Sukar membayangkan orang-orang awam membaca hadis yang dikutip dan termaktub dalam tulisan itu: Dari Ibnu Abbas bahwa ada seorang buta mempunyai ummul walad (budak perempuan yang dipakai tuannya lalu beranak) yang memaki-maki dan mencela Nabi. Ia telah melarang ummul walad tersebut, namun dia tidak mau berhenti. Maka pada suatu malam ia ambil pacul yang tajam sebelah, lalu ia taruh di perutnya dan ia duduki, dan dengan itu ia bunuh dia. Sampai yang demikian kepada Nabi, maka sabdanya: Saksikanlah bahwa darahnya itu hadar.
Mereka yang gegabah bisa jadi dengan sembrono melabeli orang-orang tertentu dengan ‘penghina Allah dan Rasulnya’. Kepada orang-orang yang mereka anggap liberal misalnya. Lantaran pandangan-pandangan yang tidak bisa diterima, mereka menuduh orang-orang JIL sebagai penghina Allah dan Rasul-Nya. Dan karena telah menghina Allah dan Rasul-Nya, orang-orang JIL halal darahnya. Mengerikan sekali jika muncul anggapan serupa itu. Mungkin kekhawatiran saya berlebihan. Tapi tidak menutup kemungkinan bisa terjadi.
Menjelaskan hukum membunuh penghina Allah dan Nabi tentu tidak akan tuntas dalam beberapa paragraf saja. Mereka yang memiliki kedalaman ilmu agama kiranya akan berhati-hati betul mendedah tema membunuh dalam Islam. Menjadi masalah jika terdapat orang-orang yang ‘belajar Islam’ di internet dan membaca artikel serupa itu, tanpa ada bimbingan dari seorang alim. Para pengelola media Islam semestinya lebih arif lagi dalam memilah dan memilih konten. Sebab, alih-alih mencerahkan dan informatif, sebuah tulian justru menyesatkan dan destruktif.

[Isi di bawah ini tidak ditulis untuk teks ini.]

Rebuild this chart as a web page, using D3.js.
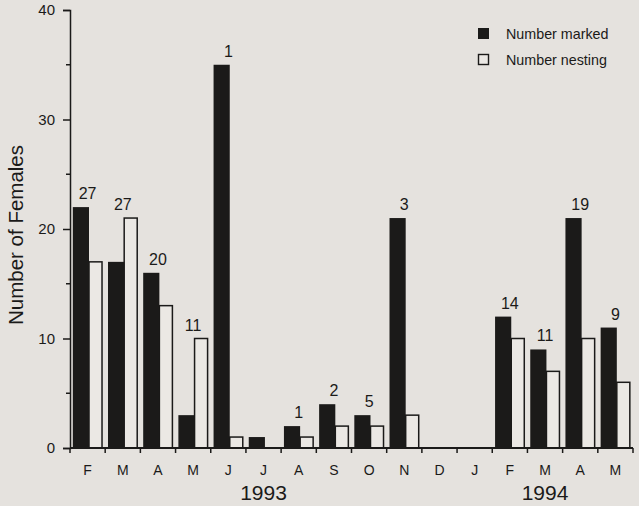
<!DOCTYPE html>
<html>
<head>
<meta charset="utf-8">
<script src="https://cdn.jsdelivr.net/npm/d3@7"></script>
<style>
  body { margin: 0; background: #e5e2de; }
  svg { display: block; font-family: "Liberation Sans", Arial, sans-serif; }
</style>
</head>
<body>
<div id="chart"></div>
<script>
// months, Feb 1993 to May 1994
const months = ['F', 'M', 'A', 'M', 'J', 'J', 'A', 'S', 'O', 'N', 'D', 'J', 'F', 'M', 'A', 'M'];
const marked = [22, 17, 16, 3, 35, 1, 2, 4, 3, 21, 0, 0, 12, 9, 21, 11];
const nesting = [17, 21, 13, 10, 1, 0, 1, 2, 2, 3, 0, 0, 10, 7, 10, 6];
const topLabels = ['27', '27', '20', '11', '1', '', '1', '2', '5', '3', '', '', '14', '11', '19', '9'];
const years = [{label: '1993', month: 5}, {label: '1994', month: 13}];
const yTicks = [0, 10, 20, 30, 40];
const yMinor = [5, 15, 25, 35];

const width = 639, height = 506;
const margin = {top: 10, right: 6, bottom: 58, left: 70};
const ink = '#1b1a19';

const svg = d3.select('#chart').append('svg')
  .attr('width', width)
  .attr('height', height);

const x = d3.scaleBand()
  .domain(d3.range(months.length))
  .range([margin.left, width - margin.right])
  .padding(0);

const y = d3.scaleLinear()
  .domain([0, 40])
  .range([height - margin.bottom, margin.top]);

const bw = x.bandwidth();
const data = months.map((m, i) => ({i: i, m: m, marked: marked[i], nesting: nesting[i], label: topLabels[i]}));

// bars
const g = svg.append('g');
g.selectAll('rect.nest')
  .data(data.filter(d => d.nesting > 0))
  .enter().append('rect')
  .attr('class', 'nest')
  .attr('x', d => x(d.i) + bw * 0.54)
  .attr('y', d => y(d.nesting))
  .attr('width', bw * 0.37)
  .attr('height', d => y(0) - y(d.nesting))
  .attr('fill', '#ebe8e4')
  .attr('stroke', ink)
  .attr('stroke-width', 1.5);

g.selectAll('rect.mark')
  .data(data.filter(d => d.marked > 0))
  .enter().append('rect')
  .attr('class', 'mark')
  .attr('x', d => x(d.i) + bw * 0.08)
  .attr('y', d => y(d.marked))
  .attr('width', bw * 0.46)
  .attr('height', d => y(0) - y(d.marked))
  .attr('fill', ink);

// counts above bars
svg.append('g').selectAll('text')
  .data(data.filter(d => d.label))
  .enter().append('text')
  .attr('x', d => x(d.i) + bw / 2)
  .attr('y', d => y(Math.max(d.marked, d.nesting)) - 8)
  .attr('text-anchor', 'middle')
  .attr('font-size', 16)
  .attr('fill', ink)
  .text(d => d.label);

// y axis
const yAxis = svg.append('g')
  .attr('transform', `translate(${margin.left},0)`)
  .call(d3.axisLeft(y).tickValues(yTicks).tickSize(7).tickPadding(8));
yAxis.selectAll('text').attr('font-size', 15).attr('fill', ink);
yAxis.select('.domain').attr('stroke', ink).attr('stroke-width', 1.5);
yAxis.selectAll('.tick line').attr('stroke', ink).attr('stroke-width', 1.5);

// minor ticks
svg.append('g').selectAll('line')
  .data(yMinor)
  .enter().append('line')
  .attr('x1', margin.left - 4)
  .attr('x2', margin.left)
  .attr('y1', d => y(d))
  .attr('y2', d => y(d))
  .attr('stroke', ink)
  .attr('stroke-width', 1.5);

// x axis
const xBase = svg.append('g')
  .attr('transform', `translate(0,${y(0)})`);
xBase.append('line')
  .attr('x1', margin.left)
  .attr('x2', width - margin.right)
  .attr('stroke', ink)
  .attr('stroke-width', 2);
xBase.selectAll('line.tick')
  .data(d3.range(months.length + 1))
  .enter().append('line')
  .attr('class', 'tick')
  .attr('x1', d => margin.left + d * bw)
  .attr('x2', d => margin.left + d * bw)
  .attr('y1', 0)
  .attr('y2', 5)
  .attr('stroke', ink)
  .attr('stroke-width', 1.5);
xBase.selectAll('text')
  .data(data)
  .enter().append('text')
  .attr('x', d => x(d.i) + bw / 2)
  .attr('y', 27)
  .attr('text-anchor', 'middle')
  .attr('font-size', 14)
  .attr('fill', ink)
  .text(d => d.m);

// years
svg.append('g').selectAll('text')
  .data(years)
  .enter().append('text')
  .attr('x', d => x(d.month) + bw / 2)
  .attr('y', height - 6)
  .attr('text-anchor', 'middle')
  .attr('font-size', 21)
  .attr('fill', ink)
  .text(d => d.label);

// y title
svg.append('text')
  .attr('transform', `translate(23,235) rotate(-90)`)
  .attr('text-anchor', 'middle')
  .attr('font-size', 20.5)
  .attr('fill', ink)
  .text('Number of Females');

// legend
const legend = svg.append('g').attr('transform', 'translate(478,28)');
legend.append('rect')
  .attr('width', 11).attr('height', 11)
  .attr('fill', ink);
legend.append('rect')
  .attr('x', 0.5).attr('y', 26.5)
  .attr('width', 10).attr('height', 10)
  .attr('fill', '#ebe8e4')
  .attr('stroke', ink)
  .attr('stroke-width', 1.4);
legend.append('text')
  .attr('x', 28).attr('y', 11)
  .attr('font-size', 14.3)
  .attr('fill', ink)
  .text('Number marked');
legend.append('text')
  .attr('x', 28).attr('y', 37)
  .attr('font-size', 14.3)
  .attr('fill', ink)
  .text('Number nesting');
</script>
</body>
</html>
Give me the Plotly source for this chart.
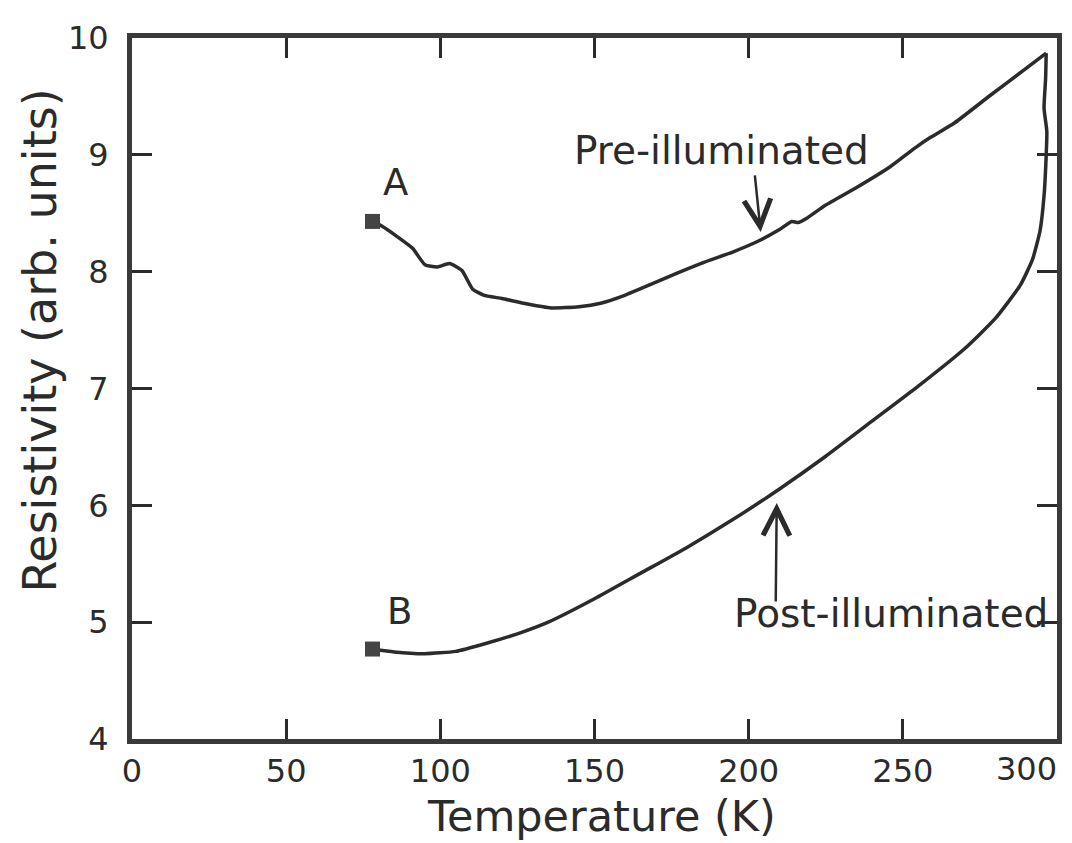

Itulah yang diresahkan oleh banyak orang. Salah satunya oleh Savic Ali, aktivis muda NU. Ketika ramai pemblokiran media Islam radikal, Savic melempar kritik. Menurutnya pemerintah masih kebingungan membedakan prinsip kebebasan berpendapat dari prinsip ujaran kebencian. Savic membuat misal, jika ada orang yang memiliki keyakinan atau pandangan bahwa seseorang boleh dibunuh, halal darahnya, dan ia mengungkapkannya di media sosial, apakah ia dilindungi prinsip kebebasan berpendapat? Bagi Savic, kebebasan berpendapat perlu dipejalas.
Savic mendukung pemblokiran media jika media tersebut bisa dibuktikan memiliki pesan-pesan yang punya intensi untuk mencelakakan atau menyatakan sesuatu yang bisa membuat orang lain celaka. Sebab provokasi sosial dampaknya bisa tidak terkontrol dan harga nyawa jauh lebih mahal. Mengenai apakah pemblokiran itu efektif atau tidak, bagi Savic, itu soal lain. Yang terpenting, ketika ada pelanggaran mesti ada hukuman. Pendapat Savic ini penting perlu kita renungkan kembali.